⟨

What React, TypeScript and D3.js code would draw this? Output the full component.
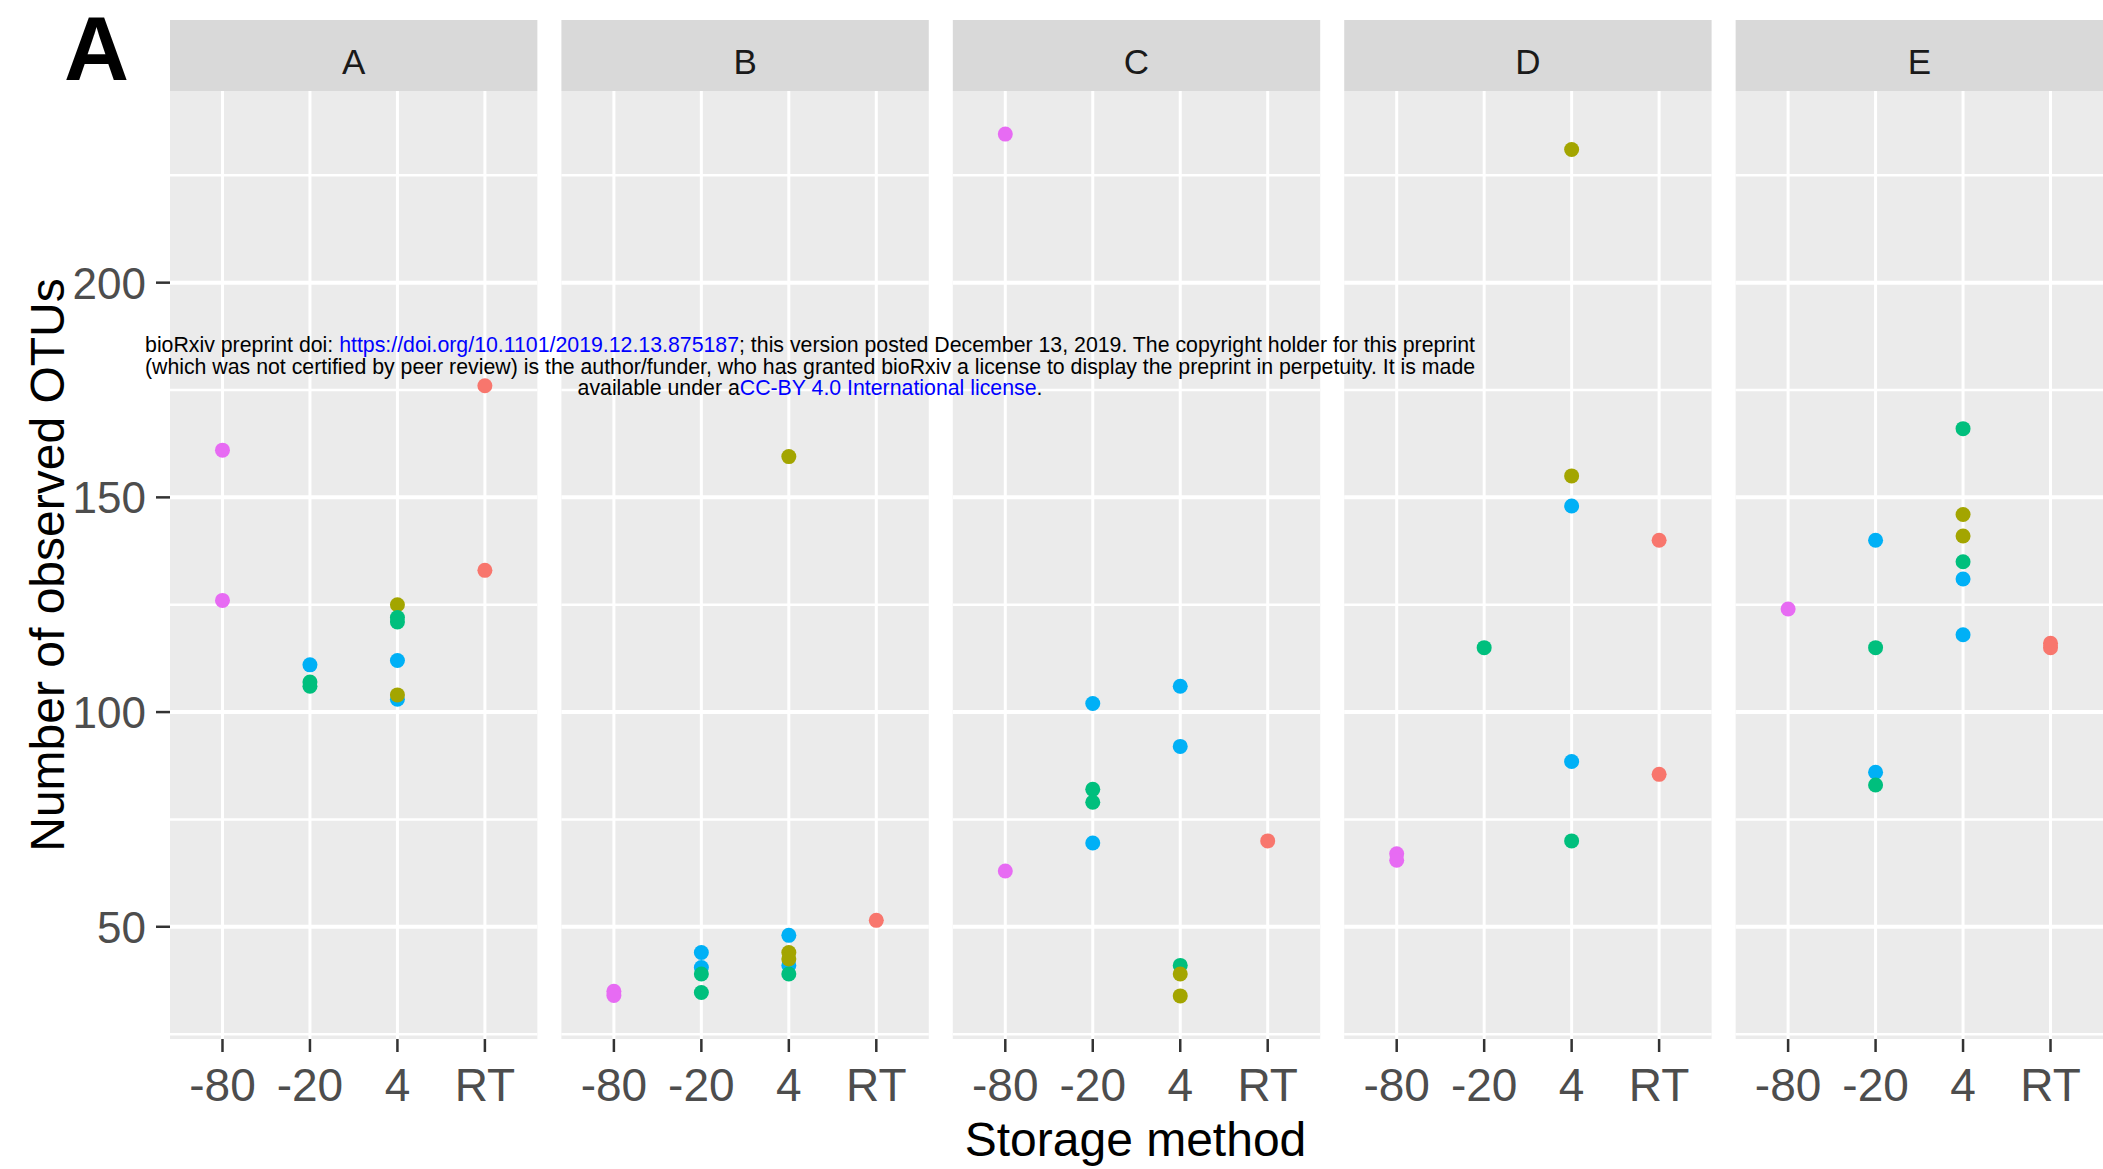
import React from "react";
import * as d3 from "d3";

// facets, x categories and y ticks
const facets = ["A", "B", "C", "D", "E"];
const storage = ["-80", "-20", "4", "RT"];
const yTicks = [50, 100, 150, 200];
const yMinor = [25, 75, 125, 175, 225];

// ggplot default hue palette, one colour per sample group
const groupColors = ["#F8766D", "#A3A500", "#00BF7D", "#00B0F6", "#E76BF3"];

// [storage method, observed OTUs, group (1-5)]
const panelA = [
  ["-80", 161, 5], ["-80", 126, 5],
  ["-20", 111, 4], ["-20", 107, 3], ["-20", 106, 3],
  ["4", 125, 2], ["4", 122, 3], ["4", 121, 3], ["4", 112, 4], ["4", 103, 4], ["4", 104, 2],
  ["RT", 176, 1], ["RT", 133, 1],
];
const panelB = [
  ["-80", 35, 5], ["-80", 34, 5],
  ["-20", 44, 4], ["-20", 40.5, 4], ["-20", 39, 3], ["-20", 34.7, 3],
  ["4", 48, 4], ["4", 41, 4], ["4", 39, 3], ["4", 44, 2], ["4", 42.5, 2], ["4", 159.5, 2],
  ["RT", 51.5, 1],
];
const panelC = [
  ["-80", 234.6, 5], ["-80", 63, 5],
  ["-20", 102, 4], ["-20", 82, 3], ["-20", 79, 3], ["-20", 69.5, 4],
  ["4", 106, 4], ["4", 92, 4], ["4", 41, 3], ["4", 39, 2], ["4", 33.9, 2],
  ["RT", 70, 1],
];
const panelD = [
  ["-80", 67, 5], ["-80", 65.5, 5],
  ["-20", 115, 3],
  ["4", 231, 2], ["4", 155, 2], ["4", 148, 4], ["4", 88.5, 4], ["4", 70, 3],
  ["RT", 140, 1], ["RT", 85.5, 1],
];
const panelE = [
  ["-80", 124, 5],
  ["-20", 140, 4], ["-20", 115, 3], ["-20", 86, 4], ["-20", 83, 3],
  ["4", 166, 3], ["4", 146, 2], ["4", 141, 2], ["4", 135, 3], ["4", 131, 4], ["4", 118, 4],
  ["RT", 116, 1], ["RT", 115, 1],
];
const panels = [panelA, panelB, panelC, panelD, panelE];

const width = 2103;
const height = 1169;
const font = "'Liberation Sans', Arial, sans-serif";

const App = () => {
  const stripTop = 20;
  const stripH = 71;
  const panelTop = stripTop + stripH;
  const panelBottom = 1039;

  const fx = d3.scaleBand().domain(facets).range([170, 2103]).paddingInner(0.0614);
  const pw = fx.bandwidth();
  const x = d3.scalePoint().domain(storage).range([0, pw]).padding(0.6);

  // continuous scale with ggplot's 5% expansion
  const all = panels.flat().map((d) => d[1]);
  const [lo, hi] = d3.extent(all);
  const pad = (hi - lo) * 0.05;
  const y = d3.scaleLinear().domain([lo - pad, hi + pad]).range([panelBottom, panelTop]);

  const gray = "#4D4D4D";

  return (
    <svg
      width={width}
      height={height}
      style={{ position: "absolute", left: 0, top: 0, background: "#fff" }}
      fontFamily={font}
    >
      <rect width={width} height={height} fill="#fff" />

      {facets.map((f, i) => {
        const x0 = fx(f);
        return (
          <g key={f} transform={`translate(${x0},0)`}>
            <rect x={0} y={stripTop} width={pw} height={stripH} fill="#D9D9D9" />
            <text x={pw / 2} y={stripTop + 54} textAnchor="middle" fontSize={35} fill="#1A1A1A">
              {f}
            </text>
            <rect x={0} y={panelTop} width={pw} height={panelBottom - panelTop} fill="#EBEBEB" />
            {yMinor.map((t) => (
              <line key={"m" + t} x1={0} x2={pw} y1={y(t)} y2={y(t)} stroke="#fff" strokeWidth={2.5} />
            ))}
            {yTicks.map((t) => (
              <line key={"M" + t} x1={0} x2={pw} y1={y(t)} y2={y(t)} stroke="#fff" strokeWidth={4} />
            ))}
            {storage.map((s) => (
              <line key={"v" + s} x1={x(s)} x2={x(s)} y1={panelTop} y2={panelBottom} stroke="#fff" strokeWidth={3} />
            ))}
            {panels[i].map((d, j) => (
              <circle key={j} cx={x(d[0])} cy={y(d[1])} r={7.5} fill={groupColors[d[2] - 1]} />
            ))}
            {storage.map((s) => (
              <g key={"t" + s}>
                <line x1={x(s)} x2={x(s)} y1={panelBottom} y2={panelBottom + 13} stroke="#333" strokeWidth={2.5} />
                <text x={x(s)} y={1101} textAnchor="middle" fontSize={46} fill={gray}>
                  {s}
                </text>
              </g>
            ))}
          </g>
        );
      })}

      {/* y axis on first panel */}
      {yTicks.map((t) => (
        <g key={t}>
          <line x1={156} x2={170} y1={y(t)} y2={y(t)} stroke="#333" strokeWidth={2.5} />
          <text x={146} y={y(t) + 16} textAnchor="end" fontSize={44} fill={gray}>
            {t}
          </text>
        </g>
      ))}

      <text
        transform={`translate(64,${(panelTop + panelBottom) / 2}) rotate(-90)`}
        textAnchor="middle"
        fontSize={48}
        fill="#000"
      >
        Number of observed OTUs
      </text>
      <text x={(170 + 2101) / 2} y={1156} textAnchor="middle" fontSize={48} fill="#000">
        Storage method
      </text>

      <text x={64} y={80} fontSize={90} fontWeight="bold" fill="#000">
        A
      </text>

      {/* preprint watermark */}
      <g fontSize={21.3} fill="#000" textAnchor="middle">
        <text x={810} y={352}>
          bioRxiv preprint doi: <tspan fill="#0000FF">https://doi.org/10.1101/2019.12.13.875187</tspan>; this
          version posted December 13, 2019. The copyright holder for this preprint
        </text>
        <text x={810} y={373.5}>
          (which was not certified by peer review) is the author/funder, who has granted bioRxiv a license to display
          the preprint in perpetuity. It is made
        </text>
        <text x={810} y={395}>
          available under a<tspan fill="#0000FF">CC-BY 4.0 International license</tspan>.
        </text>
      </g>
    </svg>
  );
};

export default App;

⟩

• DIRECTIONS FOR THIS TASK:
Copy each line above precisely, dropping the pictures.

• WRITTEN ANSWER:
What React, TypeScript and D3.js code would draw this? Output the full component.
import React from "react";
import * as d3 from "d3";

// facets, x categories and y ticks
const facets = ["A", "B", "C", "D", "E"];
const storage = ["-80", "-20", "4", "RT"];
const yTicks = [50, 100, 150, 200];
const yMinor = [25, 75, 125, 175, 225];

// ggplot default hue palette, one colour per sample group
const groupColors = ["#F8766D", "#A3A500", "#00BF7D", "#00B0F6", "#E76BF3"];

// [storage method, observed OTUs, group (1-5)]
const panelA = [
  ["-80", 161, 5], ["-80", 126, 5],
  ["-20", 111, 4], ["-20", 107, 3], ["-20", 106, 3],
  ["4", 125, 2], ["4", 122, 3], ["4", 121, 3], ["4", 112, 4], ["4", 103, 4], ["4", 104, 2],
  ["RT", 176, 1], ["RT", 133, 1],
];
const panelB = [
  ["-80", 35, 5], ["-80", 34, 5],
  ["-20", 44, 4], ["-20", 40.5, 4], ["-20", 39, 3], ["-20", 34.7, 3],
  ["4", 48, 4], ["4", 41, 4], ["4", 39, 3], ["4", 44, 2], ["4", 42.5, 2], ["4", 159.5, 2],
  ["RT", 51.5, 1],
];
const panelC = [
  ["-80", 234.6, 5], ["-80", 63, 5],
  ["-20", 102, 4], ["-20", 82, 3], ["-20", 79, 3], ["-20", 69.5, 4],
  ["4", 106, 4], ["4", 92, 4], ["4", 41, 3], ["4", 39, 2], ["4", 33.9, 2],
  ["RT", 70, 1],
];
const panelD = [
  ["-80", 67, 5], ["-80", 65.5, 5],
  ["-20", 115, 3],
  ["4", 231, 2], ["4", 155, 2], ["4", 148, 4], ["4", 88.5, 4], ["4", 70, 3],
  ["RT", 140, 1], ["RT", 85.5, 1],
];
const panelE = [
  ["-80", 124, 5],
  ["-20", 140, 4], ["-20", 115, 3], ["-20", 86, 4], ["-20", 83, 3],
  ["4", 166, 3], ["4", 146, 2], ["4", 141, 2], ["4", 135, 3], ["4", 131, 4], ["4", 118, 4],
  ["RT", 116, 1], ["RT", 115, 1],
];
const panels = [panelA, panelB, panelC, panelD, panelE];

const width = 2103;
const height = 1169;
const font = "'Liberation Sans', Arial, sans-serif";

const App = () => {
  const stripTop = 20;
  const stripH = 71;
  const panelTop = stripTop + stripH;
  const panelBottom = 1039;

  const fx = d3.scaleBand().domain(facets).range([170, 2103]).paddingInner(0.0614);
  const pw = fx.bandwidth();
  const x = d3.scalePoint().domain(storage).range([0, pw]).padding(0.6);

  // continuous scale with ggplot's 5% expansion
  const all = panels.flat().map((d) => d[1]);
  const [lo, hi] = d3.extent(all);
  const pad = (hi - lo) * 0.05;
  const y = d3.scaleLinear().domain([lo - pad, hi + pad]).range([panelBottom, panelTop]);

  const gray = "#4D4D4D";

  return (
    <svg
      width={width}
      height={height}
      style={{ position: "absolute", left: 0, top: 0, background: "#fff" }}
      fontFamily={font}
    >
      <rect width={width} height={height} fill="#fff" />

      {facets.map((f, i) => {
        const x0 = fx(f);
        return (
          <g key={f} transform={`translate(${x0},0)`}>
            <rect x={0} y={stripTop} width={pw} height={stripH} fill="#D9D9D9" />
            <text x={pw / 2} y={stripTop + 54} textAnchor="middle" fontSize={35} fill="#1A1A1A">
              {f}
            </text>
            <rect x={0} y={panelTop} width={pw} height={panelBottom - panelTop} fill="#EBEBEB" />
            {yMinor.map((t) => (
              <line key={"m" + t} x1={0} x2={pw} y1={y(t)} y2={y(t)} stroke="#fff" strokeWidth={2.5} />
            ))}
            {yTicks.map((t) => (
              <line key={"M" + t} x1={0} x2={pw} y1={y(t)} y2={y(t)} stroke="#fff" strokeWidth={4} />
            ))}
            {storage.map((s) => (
              <line key={"v" + s} x1={x(s)} x2={x(s)} y1={panelTop} y2={panelBottom} stroke="#fff" strokeWidth={3} />
            ))}
            {panels[i].map((d, j) => (
              <circle key={j} cx={x(d[0])} cy={y(d[1])} r={7.5} fill={groupColors[d[2] - 1]} />
            ))}
            {storage.map((s) => (
              <g key={"t" + s}>
                <line x1={x(s)} x2={x(s)} y1={panelBottom} y2={panelBottom + 13} stroke="#333" strokeWidth={2.5} />
                <text x={x(s)} y={1101} textAnchor="middle" fontSize={46} fill={gray}>
                  {s}
                </text>
              </g>
            ))}
          </g>
        );
      })}

      {/* y axis on first panel */}
      {yTicks.map((t) => (
        <g key={t}>
          <line x1={156} x2={170} y1={y(t)} y2={y(t)} stroke="#333" strokeWidth={2.5} />
          <text x={146} y={y(t) + 16} textAnchor="end" fontSize={44} fill={gray}>
            {t}
          </text>
        </g>
      ))}

      <text
        transform={`translate(64,${(panelTop + panelBottom) / 2}) rotate(-90)`}
        textAnchor="middle"
        fontSize={48}
        fill="#000"
      >
        Number of observed OTUs
      </text>
      <text x={(170 + 2101) / 2} y={1156} textAnchor="middle" fontSize={48} fill="#000">
        Storage method
      </text>

      <text x={64} y={80} fontSize={90} fontWeight="bold" fill="#000">
        A
      </text>

      {/* preprint watermark */}
      <g fontSize={21.3} fill="#000" textAnchor="middle">
        <text x={810} y={352}>
          bioRxiv preprint doi: <tspan fill="#0000FF">https://doi.org/10.1101/2019.12.13.875187</tspan>; this
          version posted December 13, 2019. The copyright holder for this preprint
        </text>
        <text x={810} y={373.5}>
          (which was not certified by peer review) is the author/funder, who has granted bioRxiv a license to display
          the preprint in perpetuity. It is made
        </text>
        <text x={810} y={395}>
          available under a<tspan fill="#0000FF">CC-BY 4.0 International license</tspan>.
        </text>
      </g>
    </svg>
  );
};

export default App;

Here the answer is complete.